Music and Fashion: A Blood Pact
Fashion has always needed music’s dirty edge, and music has always needed fashion’s shiny armor. Think Elvis in his leather suit, Madonna in her cone bra, Kanye in a Balmain hoodie. But Bowie understood the exchange better than anyone.
He made designers part of his mythology. Kansai Yamamoto’s kabuki suits. Freddie Burretti’s glam tailoring. Alexander McQueen’s Union Jack coat, slashed and safety-pinned for the cover of Earthling. Each collaboration was more than aesthetic—it was cultural vandalism. Designers didn’t just dress Bowie. Bowie turned their work into icons.
And unlike the carefully curated “looks” of today’s pop stars—borrowed from stylists, tested by algorithms—Bowie’s transformations felt like evolution. Like survival. He didn’t chase fashion. Fashion chased him.
Gender, Glam, and the Permission to Be
What Bowie really sold wasn’t just music or style. It was freedom. The freedom to be androgynous. To be flamboyant. To be masculine and feminine and alien, all in the same breath.
Before Bowie, gender-bending in mainstream culture was taboo. After Bowie, it was possible. His look said: you can be a boy in makeup, a girl in a suit, a human in something no one has ever seen before—and it’s not just okay, it’s glorious.

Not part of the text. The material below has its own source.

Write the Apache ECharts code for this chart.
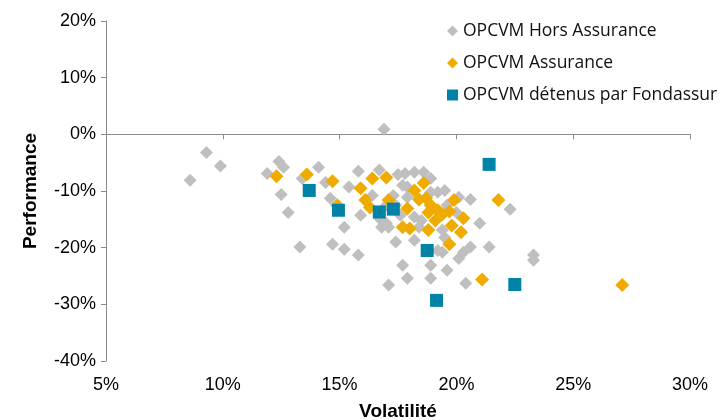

That’s why he’s as important to fashion as Yves Saint Laurent or Coco Chanel. Not because he stitched the fabric, but because he gave people the courage to wear it however the hell they wanted.
The Eternal Influence
Fast-forward to today. You see Bowie everywhere. In Harry Styles wearing a dress on the cover of Vogue. In Lady Gaga’s theatrics. In every young designer who wants to shock, provoke, or seduce with something no one’s dared before.
Fashion weeks still chase his ghost—whether it’s Balenciaga’s dystopian silhouettes or Gucci’s gender-fluid tailoring. He’s there, in every collection that dares to flirt with the strange, the beautiful, the dangerous.
Bowie may be gone, but the industry is still trying to keep up with the future he wore decades ago.
The Last Word
David Bowie wasn’t just a rock star who dressed well. He was a shape-shifter who understood that fashion and music were the same drug—two hits from the same dangerous pipe. One feeds the eyes, the other feeds the ears, but both alter the brain.
He lived inside that high, reinventing himself so often it became the only thing predictable about him. Each phase was a new religion. Each costume, a sermon. And in a world still choking on the sameness of fast fashion and recycled trends, Bowie remains the holy ghost of originality.
He didn’t live in the world of fashion. Fashion lived in him. And it still does.